◆ **Task brief**:
Every line of the listing must be reproduced as it stands. Leave the images behind.

◆ ◆ ◆ ◆ ◆

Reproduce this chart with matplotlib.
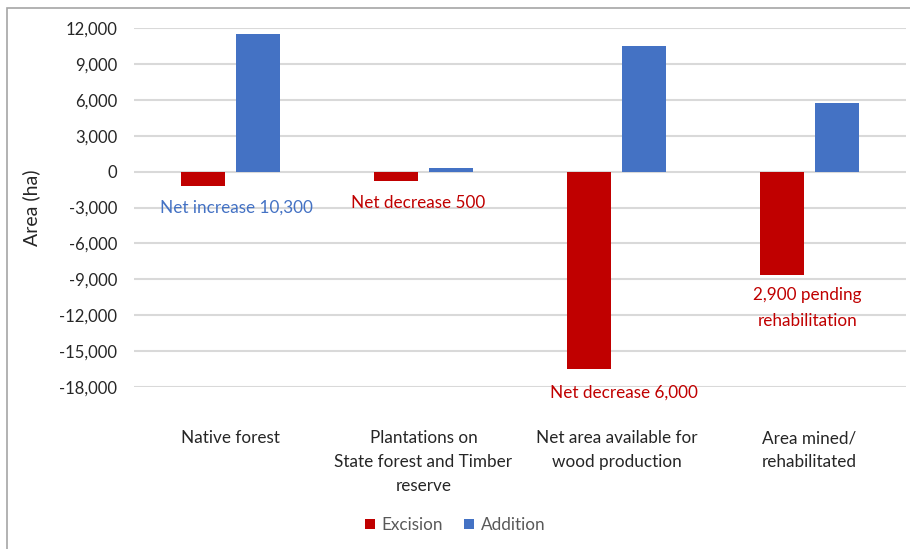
import numpy as np
import matplotlib.pyplot as plt
from matplotlib.patches import Rectangle

categories = ["Native forest",
              "Plantations on\nState forest and Timber\nreserve",
              "Net area available for\nwood production",
              "Area mined/\nrehabilitated"]
excision = [-1200, -800, -16500, -8600]
addition = [11500, 300, 10500, 5700]
y_ticks = np.arange(-18000, 12001, 3000)

red = "#C00000"
blue = "#4472C4"
grid_col = "#D9D9D9"

plt.rcParams['font.family'] = ['Lato', 'DejaVu Sans']

fig = plt.figure(figsize=(9.1, 5.49), dpi=100)
ax = fig.add_axes([134/910, 1 - 387/549, (906 - 134)/910, (387 - 28)/549])

x = np.arange(len(categories))
w = 0.223
off = 0.1425
ax.bar(x - off, excision, w, color=red, label="Excision", zorder=3)
ax.bar(x + off, addition, w, color=blue, label="Addition", zorder=3)

ax.set_xlim(-0.5, len(categories) - 0.5)
ax.set_ylim(-18000, 12000)
ax.set_yticks(y_ticks)
ax.set_yticklabels([f"{v:,}" for v in y_ticks], fontsize=12, color="#262626")
ax.set_xticks(x)
ax.set_xticklabels(categories, fontsize=12.3, color="#262626", linespacing=1.6)
ax.tick_params(length=0, axis="y", pad=12)
ax.tick_params(length=0, axis="x", pad=31)
for s in ax.spines.values():
    s.set_visible(False)
ax.grid(axis="y", color=grid_col, linewidth=1.5, zorder=0)
ax.set_ylabel("Area (ha)", fontsize=14, color="#262626")
ax.yaxis.set_label_coords((40 - 134) / (906 - 134), 0.5)

# net change notes
note = dict(fontsize=12.3, ha="center", va="center", zorder=4)
ax.text(0.03, -3000, "Net increase 10,300", color=blue, **note)
ax.text(0.97, -2600, "Net decrease 500", color=red, **note)
ax.text(2.04, -18500, "Net decrease 6,000", color=red, **note)
ax.text(2.99, -11400, "2,900 pending\nrehabilitation", color=red,
        linespacing=1.75, **note)

ax.legend(loc="center", bbox_to_anchor=(0.5, 1 - 525/549), bbox_transform=fig.transFigure,
          ncol=2, frameon=False, fontsize=12.3, handlelength=0.6, handleheight=0.6,
          handletextpad=0.4, columnspacing=1.2, labelcolor="#595959")

# chart frame
fig.patches.append(Rectangle((7/910, -0.1), 1.1, 1 - 8/549 + 0.1, transform=fig.transFigure,
                             fill=False, edgecolor="#A6A6A6", linewidth=1.2))

fig.savefig("out.png", dpi=100)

◆ ◆ ◆ ◆ ◆

◆ **Solution for this task**:
Reproduce this chart with matplotlib.
import numpy as np
import matplotlib.pyplot as plt
from matplotlib.patches import Rectangle

categories = ["Native forest",
              "Plantations on\nState forest and Timber\nreserve",
              "Net area available for\nwood production",
              "Area mined/\nrehabilitated"]
excision = [-1200, -800, -16500, -8600]
addition = [11500, 300, 10500, 5700]
y_ticks = np.arange(-18000, 12001, 3000)

red = "#C00000"
blue = "#4472C4"
grid_col = "#D9D9D9"

plt.rcParams['font.family'] = ['Lato', 'DejaVu Sans']

fig = plt.figure(figsize=(9.1, 5.49), dpi=100)
ax = fig.add_axes([134/910, 1 - 387/549, (906 - 134)/910, (387 - 28)/549])

x = np.arange(len(categories))
w = 0.223
off = 0.1425
ax.bar(x - off, excision, w, color=red, label="Excision", zorder=3)
ax.bar(x + off, addition, w, color=blue, label="Addition", zorder=3)

ax.set_xlim(-0.5, len(categories) - 0.5)
ax.set_ylim(-18000, 12000)
ax.set_yticks(y_ticks)
ax.set_yticklabels([f"{v:,}" for v in y_ticks], fontsize=12, color="#262626")
ax.set_xticks(x)
ax.set_xticklabels(categories, fontsize=12.3, color="#262626", linespacing=1.6)
ax.tick_params(length=0, axis="y", pad=12)
ax.tick_params(length=0, axis="x", pad=31)
for s in ax.spines.values():
    s.set_visible(False)
ax.grid(axis="y", color=grid_col, linewidth=1.5, zorder=0)
ax.set_ylabel("Area (ha)", fontsize=14, color="#262626")
ax.yaxis.set_label_coords((40 - 134) / (906 - 134), 0.5)

# net change notes
note = dict(fontsize=12.3, ha="center", va="center", zorder=4)
ax.text(0.03, -3000, "Net increase 10,300", color=blue, **note)
ax.text(0.97, -2600, "Net decrease 500", color=red, **note)
ax.text(2.04, -18500, "Net decrease 6,000", color=red, **note)
ax.text(2.99, -11400, "2,900 pending\nrehabilitation", color=red,
        linespacing=1.75, **note)

ax.legend(loc="center", bbox_to_anchor=(0.5, 1 - 525/549), bbox_transform=fig.transFigure,
          ncol=2, frameon=False, fontsize=12.3, handlelength=0.6, handleheight=0.6,
          handletextpad=0.4, columnspacing=1.2, labelcolor="#595959")

# chart frame
fig.patches.append(Rectangle((7/910, -0.1), 1.1, 1 - 8/549 + 0.1, transform=fig.transFigure,
                             fill=False, edgecolor="#A6A6A6", linewidth=1.2))

fig.savefig("out.png", dpi=100)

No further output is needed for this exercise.